Champions of energy transition see it happening relatively quickly, emphasizing the advances that are being made in technologies, policy, and projects. While fossil fuel incumbents see a long, gradual process of energy transition, assuring us that demand for their products will remain strong for decades to come. So who’s right? Is energy transition going to be rapid, or gradual?

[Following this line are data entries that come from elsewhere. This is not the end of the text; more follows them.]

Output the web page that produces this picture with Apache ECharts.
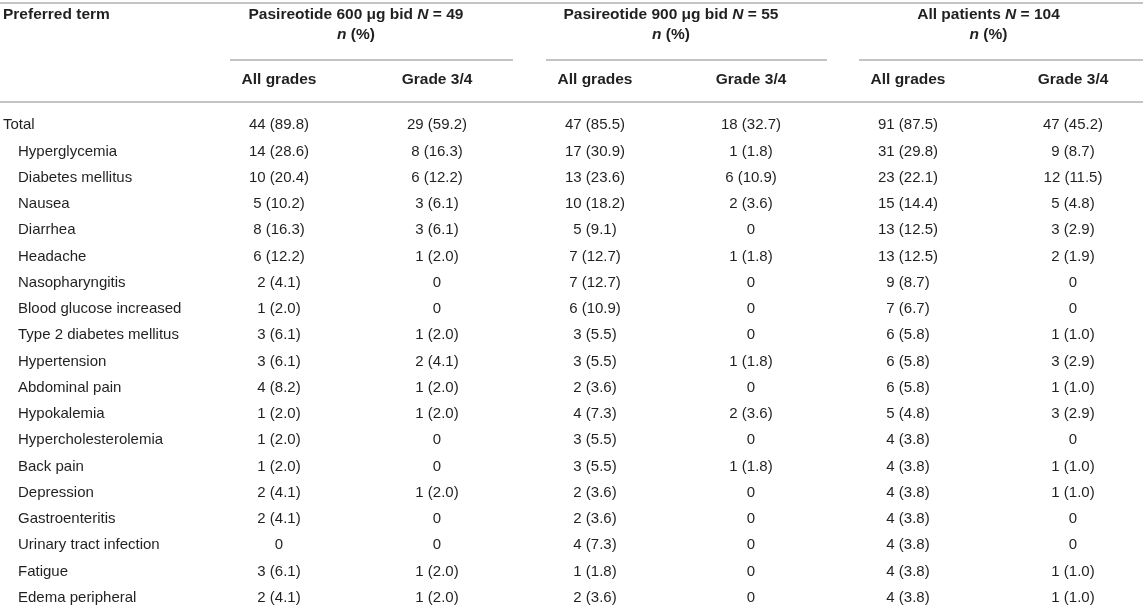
<!DOCTYPE html>
<html>
<head>
<meta charset="utf-8">
<script src="https://cdn.jsdelivr.net/npm/echarts@6/dist/echarts.min.js"></script>
<style>
  html, body { margin: 0; padding: 0; background: #fff; }
  #main { width: 1143px; height: 611px; }
</style>
</head>
<body>
<div id="main"></div>
<script>
// table data
var terms = ['Total', 'Hyperglycemia', 'Diabetes mellitus', 'Nausea', 'Diarrhea', 'Headache',
  'Nasopharyngitis', 'Blood glucose increased', 'Type 2 diabetes mellitus', 'Hypertension',
  'Abdominal pain', 'Hypokalemia', 'Hypercholesterolemia', 'Back pain', 'Depression',
  'Gastroenteritis', 'Urinary tract infection', 'Fatigue', 'Edema peripheral'];

var allGrades600 = ['44 (89.8)', '14 (28.6)', '10 (20.4)', '5 (10.2)', '8 (16.3)', '6 (12.2)',
  '2 (4.1)', '1 (2.0)', '3 (6.1)', '3 (6.1)', '4 (8.2)', '1 (2.0)', '1 (2.0)', '1 (2.0)',
  '2 (4.1)', '2 (4.1)', '0', '3 (6.1)', '2 (4.1)'];
var grade34_600 = ['29 (59.2)', '8 (16.3)', '6 (12.2)', '3 (6.1)', '3 (6.1)', '1 (2.0)',
  '0', '0', '1 (2.0)', '2 (4.1)', '1 (2.0)', '1 (2.0)', '0', '0',
  '1 (2.0)', '0', '0', '1 (2.0)', '1 (2.0)'];
var allGrades900 = ['47 (85.5)', '17 (30.9)', '13 (23.6)', '10 (18.2)', '5 (9.1)', '7 (12.7)',
  '7 (12.7)', '6 (10.9)', '3 (5.5)', '3 (5.5)', '2 (3.6)', '4 (7.3)', '3 (5.5)', '3 (5.5)',
  '2 (3.6)', '2 (3.6)', '4 (7.3)', '1 (1.8)', '2 (3.6)'];
var grade34_900 = ['18 (32.7)', '1 (1.8)', '6 (10.9)', '2 (3.6)', '0', '1 (1.8)',
  '0', '0', '0', '1 (1.8)', '0', '2 (3.6)', '0', '1 (1.8)',
  '0', '0', '0', '0', '0'];
var allGradesAll = ['91 (87.5)', '31 (29.8)', '23 (22.1)', '15 (14.4)', '13 (12.5)', '13 (12.5)',
  '9 (8.7)', '7 (6.7)', '6 (5.8)', '6 (5.8)', '6 (5.8)', '5 (4.8)', '4 (3.8)', '4 (3.8)',
  '4 (3.8)', '4 (3.8)', '4 (3.8)', '4 (3.8)', '4 (3.8)'];
var grade34All = ['47 (45.2)', '9 (8.7)', '12 (11.5)', '5 (4.8)', '3 (2.9)', '2 (1.9)',
  '0', '0', '1 (1.0)', '3 (2.9)', '1 (1.0)', '3 (2.9)', '0', '1 (1.0)',
  '1 (1.0)', '0', '0', '1 (1.0)', '1 (1.0)'];

var groupNames = ['Pasireotide 600 \u03bcg bid ', 'Pasireotide 900 \u03bcg bid ', 'All patients '];
var groupN = ['49', '55', '104'];
var subHeads = ['All grades', 'Grade 3/4'];
var firstHead = 'Preferred term';

var columns = [allGrades600, grade34_600, allGrades900, grade34_900, allGradesAll, grade34All];

// layout (pixels on the x scale, 0..width)
var W = 1143;
var colX = [279, 437, 595, 751, 908, 1073];
var termX = 3, indentX = 18;
var font = 'Liberation Sans, Arial, Helvetica, sans-serif';
var textColor = '#231f20';
var ruleColor = '#b0b0b0';
var bodySize = 15, headSize = 15.5;

var cells = [];
terms.forEach(function (t, r) {
  cells.push([r === 0 ? termX : indentX, r, t, 'left']);
  columns.forEach(function (col, c) {
    cells.push([colX[c], r, col[r], 'center']);
  });
});

var chart = echarts.init(document.getElementById('main'));

chart.setOption({
  animation: false,
  grid: { left: 0, right: 0, top: 112, bottom: 0 },
  xAxis: { type: 'value', min: 0, max: W, show: false },
  yAxis: { type: 'category', data: terms, inverse: true, show: false },
  series: [{
    type: 'custom',
    data: cells,
    renderItem: function (params, api) {
      var p = api.coord([api.value(0), api.value(1)]);
      var item = cells[params.dataIndex];
      return {
        type: 'text',
        x: p[0], y: p[1],
        style: {
          text: item[2],
          textAlign: item[3],
          textVerticalAlign: 'middle',
          font: bodySize + 'px ' + font,
          fill: textColor
        }
      };
    }
  }]
});

// header, positioned from the same x scale
var px = function (v) { return chart.convertToPixel({ xAxisIndex: 0 }, v); };
var graphics = [];
var rule = function (x1, x2, y) {
  graphics.push({ type: 'line', shape: { x1: x1, y1: y, x2: x2, y2: y },
    style: { stroke: ruleColor, lineWidth: 1.6 }, silent: true });
};
var label = function (x, y, text, align, rich) {
  graphics.push({ type: 'text', x: x, y: y, silent: true,
    style: { text: text, textAlign: align, textVerticalAlign: 'middle',
      font: 'bold ' + headSize + 'px ' + font, fill: textColor, rich: rich } });
};
var rich = {
  b: { fontFamily: font, fontWeight: 'bold', fontSize: headSize, color: textColor },
  bi: { fontFamily: font, fontWeight: 'bold', fontStyle: 'italic', fontSize: headSize, color: textColor }
};

rule(0, W, 3);
rule(0, W, 102);
label(px(termX), 15, firstHead, 'left');
groupNames.forEach(function (g, i) {
  var a = colX[i * 2], b = colX[i * 2 + 1];
  var mid = px((a + b) / 2) - 2;
  label(mid, 15, '{b|' + g + '}{bi|N}{b| = ' + groupN[i] + '}', 'center', rich);
  label(mid, 35, '{bi|n}{b| (%)}', 'center', rich);
  rule(px(a - 49), Math.min(px(b + 76), W), 60);
  label(px(a), 80, subHeads[0], 'center');
  label(px(b), 80, subHeads[1], 'center');
});

chart.setOption({ graphic: graphics });
</script>
</body>
</html>
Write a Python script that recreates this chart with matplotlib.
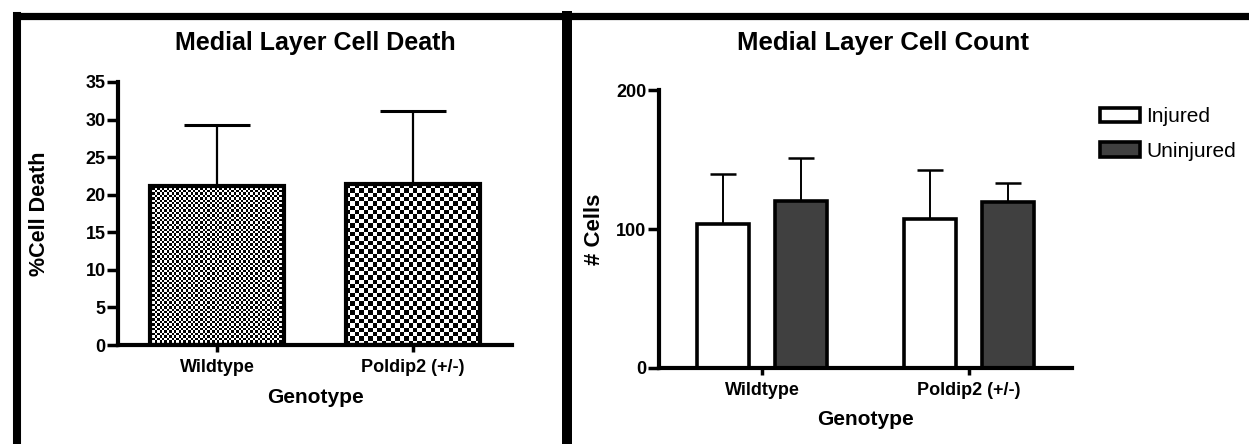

A new paper co-authored by Carbon Tracker, Bloomberg New Energy Finance, and the Rocky Mountain Institute contrasts these narratives and scenarios, and identifies some key distinguishing characteristics that can help us understand where they differ, as well as clarifying their underlying assumptions and perspectives, using those insights to inform our outlooks. In this episode, one of the authors from Carbon Tracker explains the analytical framework applied to these contrasting narratives, and shares his insights about the impact of the energy transition on financial markets, domestic politics and geopolitics, and how incumbents will have to navigate the new reality of climate change.Guest:
Kingsmill Bond is the Energy Strategist for Carbon Tracker, a London-based clean energy think tank. He believes that the energy transition is the most important driver of financial markets and geopolitics in the modern era. Over a 25 year career as an equity analyst and strategist at institutions such as Deutsche Bank, Sberbank and Citibank, he has researched emerging markets, the shale revolution and the impact of US energy independence. At Carbon Tracker, he has written about the impact of the energy transition on financial markets, domestic politics and geopolitics, and authored a series of reports on the myths of the energy transition, looking at the many arguments made by incumbents to deny the reality of change.